Exercise: Copy exactly the lines from the start of the material through the line with "5.55, 5.58, 5.44];". Pictures stay out of the copy.

(Data extracted from a collection)
=-=-=
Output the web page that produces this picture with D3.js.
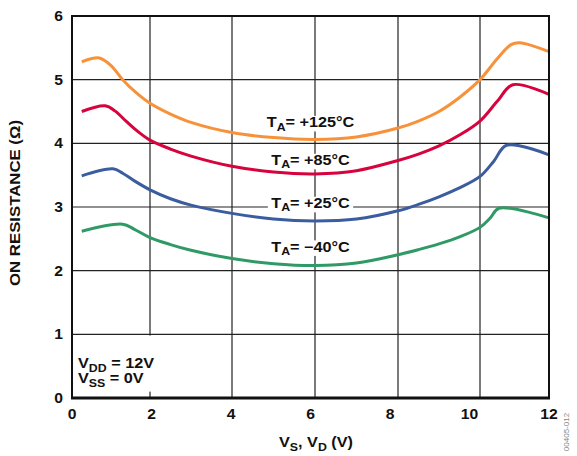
<!DOCTYPE html>
<html>
<head><title>On resistance vs VS, VD</title></head>
<body style="margin:0;background:#fff">
<style>
  body { font-family: "Liberation Sans", Arial, Helvetica, sans-serif; }
  text { font-family: "Liberation Sans", Arial, Helvetica, sans-serif; font-weight: bold; fill: #111; }
</style>
<svg id="chart" width="577" height="456"></svg>
<script src="https://d3js.org/d3.v7.min.js"></script>
<script>

// values
let xTicks = [0, 2, 4, 6, 8, 10, 12];
let yTicks = [0, 1, 2, 3, 4, 5, 6];

let x125 = [0.25, 0.7, 1.0, 1.3, 1.6, 2, 2.5, 3, 4, 5, 6, 7, 8, 8.5, 9, 9.5, 10, 10.5, 10.9, 11.15, 12];
let r125 = [5.28, 5.34, 5.22, 5.0, 4.82, 4.63, 4.46, 4.33, 4.17, 4.09, 4.06, 4.1, 4.24, 4.35, 4.5, 4.72, 5.0, 5.33, 5.55, 5.58, 5.44];

let x85 = [0.25, 0.85, 1.1, 1.4, 1.7, 2, 2.5, 3, 4, 5, 6, 7, 8, 8.5, 9, 9.5, 10, 10.5, 10.95, 12];
let r85 = [4.5, 4.59, 4.51, 4.34, 4.18, 4.05, 3.91, 3.8, 3.64, 3.55, 3.52, 3.57, 3.73, 3.83, 3.96, 4.13, 4.35, 4.66, 4.92, 4.77];

let x25 = [0.25, 1.05, 1.3, 1.6, 2, 2.5, 3, 4, 5, 6, 7, 8, 8.5, 9, 9.5, 10, 10.4, 10.77, 12];
let r25 = [3.49, 3.6, 3.53, 3.41, 3.27, 3.13, 3.03, 2.9, 2.81, 2.78, 2.81, 2.94, 3.04, 3.16, 3.3, 3.48, 3.72, 3.97, 3.82];

let xm40 = [0.25, 1.3, 1.6, 2, 2.5, 3, 4, 5, 6, 7, 8, 8.5, 9, 9.5, 10, 10.3, 10.55, 12];
let rm40 = [2.62, 2.73, 2.65, 2.52, 2.41, 2.32, 2.19, 2.11, 2.08, 2.12, 2.25, 2.33, 2.42, 2.53, 2.68, 2.83, 2.98, 2.83];

let seriesNames = ['+125°C', '+85°C', '+25°C', '\u221240°C'];
let seriesColors = ['#f7923a', '#d6033c', '#3b5c9e', '#2f9a66'];
let labelAt = [[6, 4.255], [6, 3.66], [6, 2.985], [6, 2.3]];

let series = [
  {x: x125, y: r125},
  {x: x85, y: r85},
  {x: x25, y: r25},
  {x: xm40, y: rm40}
];

let svg = d3.select('#chart');

let mLeft = 72, mRight = 549, mTop = 16, mBottom = 398;
let stretch = 1.12; // the printed type is a little wider than Arial

// the printed grid is not evenly spaced, so follow it piece by piece
let x = d3.scaleLinear().domain(xTicks).range([mLeft, 150, 232, 315, 398, 480, mRight]);
// tick numbers and labels sit on an even spacing
let xLab = d3.scaleLinear().domain([0, 12]).range([mLeft, mRight]);
let y = d3.scaleLinear().domain([0, 6]).range([mBottom, mTop]);

// draws bold text made of [string, subscript?] parts, widened a bit
function label(parent, px, py, anchor, size, parts) {
  let g = parent.append('g').attr('transform', 'translate(' + px + ',' + py + ') scale(' + stretch + ',1)');
  let t = g.append('text').attr('text-anchor', anchor).style('font-size', size + 'px');
  let sub = false;
  parts.forEach(p => {
    let ts = t.append('tspan').text(p[0]);
    if (p[1] && !sub) ts.attr('dy', 3.5);
    if (!p[1] && sub) ts.attr('dy', -3.5);
    if (p[1]) ts.style('font-size', (size * 0.76) + 'px');
    sub = !!p[1];
  });
  return g;
}

let grid = svg.append('g');
grid.selectAll('line.v').data(xTicks.slice(1, -1)).enter().append('line')
  .attr('x1', d => x(d)).attr('x2', d => x(d))
  .attr('y1', mTop).attr('y2', mBottom)
  .attr('stroke', '#222').attr('stroke-width', 1.2);
grid.selectAll('line.h').data(yTicks.slice(1, -1)).enter().append('line')
  .attr('x1', mLeft).attr('x2', mRight)
  .attr('y1', d => y(d)).attr('y2', d => y(d))
  .attr('stroke', '#222').attr('stroke-width', 1.2);

// supply box covers the grid in the corner
let supply = svg.append('g');
supply.append('rect')
  .attr('x', x(0.1)).attr('y', y(0.98)).attr('width', 82).attr('height', 56)
  .attr('fill', '#fff');

let line = d3.line().curve(d3.curveCatmullRom.alpha(0.5));

series.forEach((s, i) => {
  svg.append('path')
    .attr('d', line(s.x.map((v, j) => [x(v), y(s.y[j])])))
    .attr('fill', 'none')
    .attr('stroke', seriesColors[i])
    .attr('stroke-width', 3)
    .attr('stroke-linejoin', 'round');
});

// frame
svg.append('rect')
  .attr('x', mLeft).attr('y', mTop).attr('width', mRight - mLeft).attr('height', mBottom - mTop)
  .attr('fill', 'none').attr('stroke', '#111').attr('stroke-width', 2);
svg.append('line')
  .attr('x1', mLeft - 1).attr('x2', mRight + 1).attr('y1', mBottom).attr('y2', mBottom)
  .attr('stroke', '#111').attr('stroke-width', 3);

// temperature labels, each on a white patch
seriesNames.forEach((n, i) => {
  let g = label(svg, xLab(labelAt[i][0]), y(labelAt[i][1]), 'middle', 14.5, [['T'], ['A', true], ['= ' + n]]);
  let bb = g.select('text').node().getBBox();
  g.insert('rect', 'text')
    .attr('x', bb.x - 3).attr('y', bb.y + 2).attr('width', bb.width + 6).attr('height', bb.height - 3)
    .attr('fill', '#fff');
});

// supply text
label(supply, 78, 368, 'start', 14.5, [['V'], ['DD', true], [' = 12V']]);
label(supply, 78, 383, 'start', 14.5, [['V'], ['SS', true], [' = 0V']]);

// tick labels
xTicks.forEach(d => label(svg, xLab(d), 419, 'middle', 14, [[String(d)]]));
yTicks.forEach(d => label(svg, 63, y(d) + 5, 'end', 14, [[String(d)]]));

// axis titles
label(svg, 316, 447, 'middle', 14.5, [['V'], ['S', true], [', V'], ['D', true], [' (V)']]);

svg.append('text')
  .attr('transform', 'translate(20,203) rotate(-90)')
  .attr('text-anchor', 'middle').style('font-size', '14px')
  .attr('textLength', 166).attr('lengthAdjust', 'spacingAndGlyphs')
  .text('ON RESISTANCE (\u03A9)');

svg.append('text')
  .attr('transform', 'translate(569,432) rotate(-90)')
  .attr('text-anchor', 'middle').style('font-size', '8px').style('font-weight', 'normal')
  .style('fill', '#888')
  .text('00405-012');

</script>
</body>
</html>
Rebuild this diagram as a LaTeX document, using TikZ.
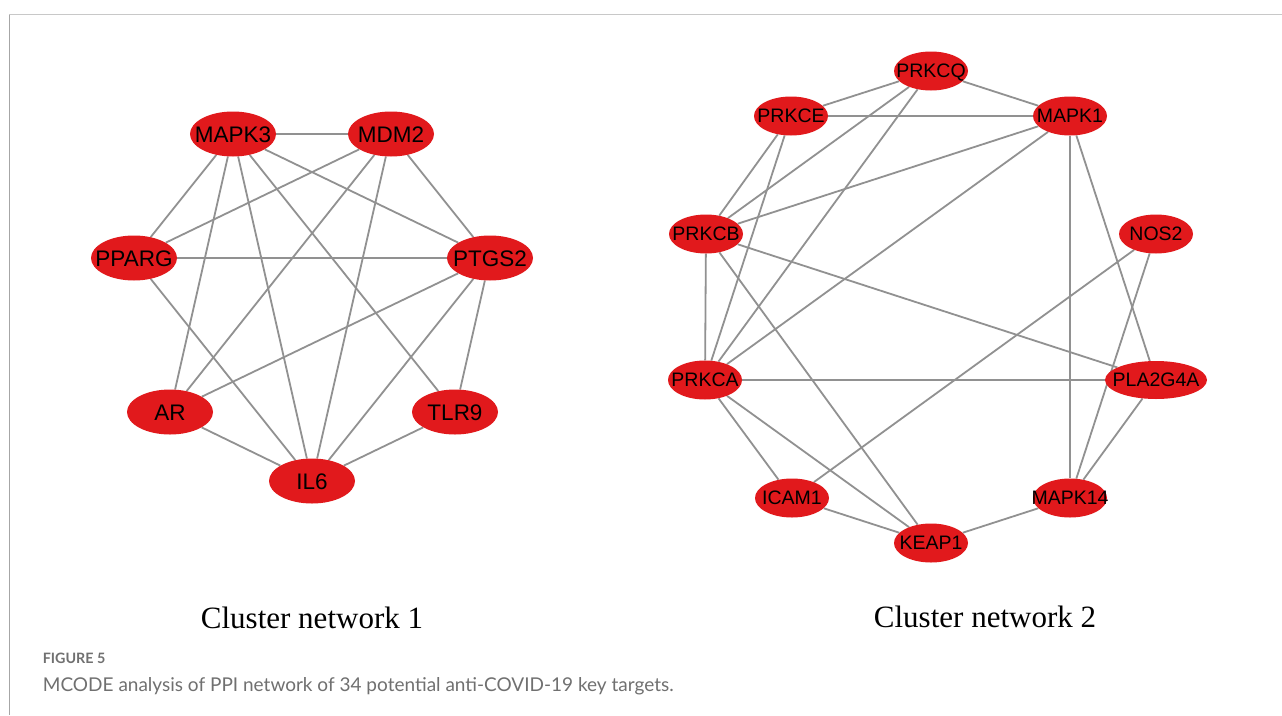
\documentclass[tikz,border=0pt]{standalone}
\usepackage{fontspec}
\setmainfont{Liberation Sans}
\newfontfamily\titlefont{Liberation Serif}
\newfontfamily\capfont{Lato}
\usetikzlibrary{shapes.geometric,backgrounds}
\definecolor{nodered}{RGB}{225,25,28}
\definecolor{edgegray}{RGB}{145,145,145}
\definecolor{capgray}{RGB}{112,112,112}
\definecolor{framegray}{RGB}{200,200,200}
\newcommand{\lbl}[1]{\makebox[0pt][c]{#1}}
\begin{document}
\begin{tikzpicture}[x=1pt,y=-1pt,
  gene/.style={ellipse, fill=nodered, draw=none, inner sep=0pt, text=black,
    text depth=0pt},
  bignode/.style={gene, minimum width=86pt, minimum height=45pt,
    text height=16.1pt, font=\fontsize{22.5}{22.5}\selectfont},
  smallnode/.style={gene, minimum width=74pt, minimum height=39pt,
    text height=13.9pt, font=\fontsize{19.5}{19.5}\selectfont},
  widenode/.style={smallnode, minimum width=102pt, minimum height=38pt},
  link/.style={draw=edgegray, line width=1.8pt},
  clustertitle/.style={anchor=base, inner sep=0pt,
    font=\titlefont\fontsize{31}{31}\selectfont},
]
\useasboundingbox (0,0) rectangle (1282,715);

% ---------- Cluster 1 ----------
\node[bignode] (MAPK3) at (233,134) {\lbl{MAPK3}};
\node[bignode] (MDM2)  at (391,134) {\lbl{MDM2}};
\node[bignode] (PPARG) at (134,258) {\lbl{PPARG}};
\node[bignode] (PTGS2) at (490,258) {\lbl{PTGS2}};
\node[bignode] (AR)    at (170,412) {\lbl{AR}};
\node[bignode] (TLR9)  at (455,412) {\lbl{TLR9}};
\node[bignode] (IL6)   at (312,481) {\lbl{IL6}};

% ---------- Cluster 2 ----------
\node[smallnode] (PRKCQ)  at (931,71)  {\lbl{PRKCQ}};
\node[smallnode] (PRKCE)  at (791,116) {\lbl{PRKCE}};
\node[smallnode] (MAPK1)  at (1070,116) {\lbl{MAPK1}};
\node[smallnode] (PRKCB)  at (706,234) {\lbl{PRKCB}};
\node[smallnode] (NOS2)   at (1156,234) {\lbl{NOS2}};
\node[smallnode] (PRKCA)  at (705,380) {\lbl{PRKCA}};
\node[widenode]  (PLA2G4A) at (1156,380) {\lbl{PLA2G4A}};
\node[smallnode] (ICAM1)  at (792,498) {\lbl{ICAM1}};
\node[smallnode] (MAPK14) at (1070,498) {\lbl{MAPK14}};
\node[smallnode] (KEAP1)  at (931,543) {\lbl{KEAP1}};

\begin{scope}[on background layer]
\fill[white] (0,0) rectangle (1282,715);
\draw[framegray, line width=1.6pt] (9.3,14.5) -- (1282,14.5);
\draw[black!35, line width=0.9pt] (9.3,14.5) -- (9.3,715);
% cluster 1 edges
\foreach \a/\b in {MAPK3/MDM2, MAPK3/PPARG, MAPK3/AR, MAPK3/IL6, MAPK3/TLR9, MAPK3/PTGS2,
  MDM2/PPARG, MDM2/AR, MDM2/IL6, MDM2/PTGS2,
  PPARG/PTGS2, PPARG/IL6,
  PTGS2/AR, PTGS2/IL6, PTGS2/TLR9,
  AR/IL6, TLR9/IL6}
  \draw[link] (\a) -- (\b);
% cluster 2 edges
\foreach \a/\b in {PRKCQ/PRKCE, PRKCQ/MAPK1, PRKCQ/PRKCB, PRKCQ/PRKCA,
  PRKCE/MAPK1, PRKCE/PRKCB, PRKCE/PRKCA,
  MAPK1/PRKCB, MAPK1/PRKCA, MAPK1/MAPK14, MAPK1/PLA2G4A,
  PRKCB/PRKCA, PRKCB/PLA2G4A, PRKCB/KEAP1,
  PRKCA/PLA2G4A, PRKCA/ICAM1, PRKCA/KEAP1,
  ICAM1/KEAP1, ICAM1/NOS2, NOS2/MAPK14, PLA2G4A/MAPK14, KEAP1/MAPK14}
  \draw[link] (\a) -- (\b);
\end{scope}

% titles
\node[clustertitle] (t1) at (312,628) {Cluster network 1};
\node[clustertitle] (t2) at (985,627) {Cluster network 2};

% caption
\node[anchor=base west, inner sep=0pt, text=capgray,
  font=\capfont\bfseries\fontsize{14.3}{14.3}\selectfont] (fig) at (42.7,663) {FIGURE 5};
\node[anchor=base west, inner sep=0pt, text=capgray,
  font=\capfont\fontsize{19}{19}\selectfont] (cap) at (42.7,691)
  {MCODE analysis of PPI network of 34 potential anti-COVID-19 key targets.};
\end{tikzpicture}
\end{document}
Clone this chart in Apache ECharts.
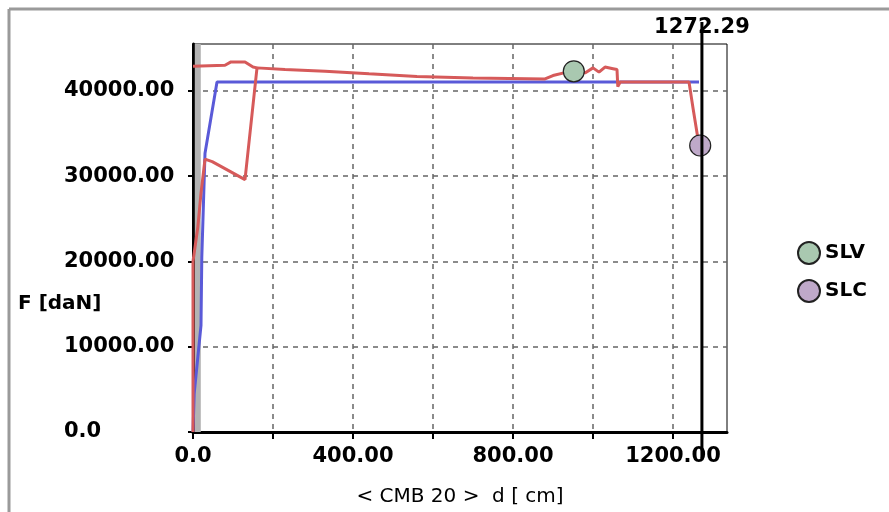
=-=-=
Answer to the problem:
Output the web page that produces this picture with D3.js.
<!DOCTYPE html>
<html>
<head><title>On resistance vs VS, VD</title></head>
<body style="margin:0;background:#fff">
<style>
  body { font-family: "Liberation Sans", Arial, Helvetica, sans-serif; }
  text { font-family: "Liberation Sans", Arial, Helvetica, sans-serif; font-weight: bold; fill: #111; }
</style>
<svg id="chart" width="577" height="456"></svg>
<script src="https://d3js.org/d3.v7.min.js"></script>
<script>

// values
let xTicks = [0, 2, 4, 6, 8, 10, 12];
let yTicks = [0, 1, 2, 3, 4, 5, 6];

let x125 = [0.25, 0.7, 1.0, 1.3, 1.6, 2, 2.5, 3, 4, 5, 6, 7, 8, 8.5, 9, 9.5, 10, 10.5, 10.9, 11.15, 12];
let r125 = [5.28, 5.34, 5.22, 5.0, 4.82, 4.63, 4.46, 4.33, 4.17, 4.09, 4.06, 4.1, 4.24, 4.35, 4.5, 4.72, 5.0, 5.33, 5.55, 5.58, 5.44];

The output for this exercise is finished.